Sovereign AI infrastructure is AI capability — models, data, and the platforms connecting them — that a nation or organization runs under its own jurisdiction and control: hosted on infrastructure it governs, processing data that never crosses its borders or its compliance boundary, using models it selects and can operate independently of any foreign provider.

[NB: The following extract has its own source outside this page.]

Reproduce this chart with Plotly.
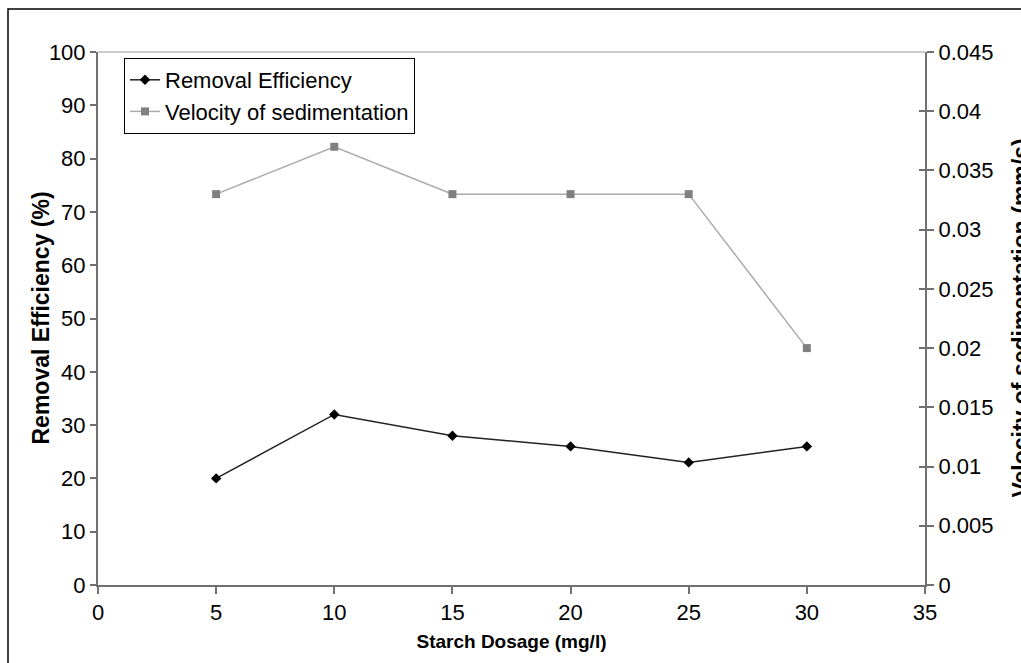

Why sovereignty became an AI requirement

AI runs on data, and the most valuable data — government records, defense material, health information, national archives, proprietary enterprise content — is exactly what jurisdictions restrict. Sending it to foreign-operated AI clouds creates legal exposure (foreign compel-access laws), strategic dependence, and in many cases outright illegality. Nations and regulated enterprises responded by requiring the full AI stack to run under their control: sovereign clouds, on-premises clusters, and air-gapped facilities, with models the operator hosts and can audit.

The data-infrastructure layer underneath

Sovereign AI is not only about where the GPU sits — it is about whether the data the AI needs is organized, governed, and reachable inside the boundary. That is the infrastructure layer: repositories that ingest and index national-scale content (documents, imagery, video, in multiple languages), enforce access by classification, log every touch, and expose the content to sovereign-hosted models through controlled interfaces (APIs, MCP) — so the AI is powerful and the data never leaves. Without this layer, sovereign AI programs have compute but nothing trustworthy to compute on.

How ioMoVo approaches this

ioMoVo is built as that layer: air-gapped deployment proven at 250TB national scale, BYOS across the customer's own storage, BYOLLM so models run inside the boundary, multilingual AI across documents and video, and MCP/A2A interfaces exposing governed content to sovereign-hosted agents. See the ioMoVo sovereign deployment page.

Is sovereign AI only for governments?

No — regulated enterprises (defense contractors, banks, health systems) face equivalent boundary requirements and adopt the same architecture at organizational scale.

Does sovereignty mean giving up frontier AI capability?

Increasingly no — strong open and licensed models can be self-hosted, and BYOLLM architectures let capability improve by swapping models without changing the infrastructure.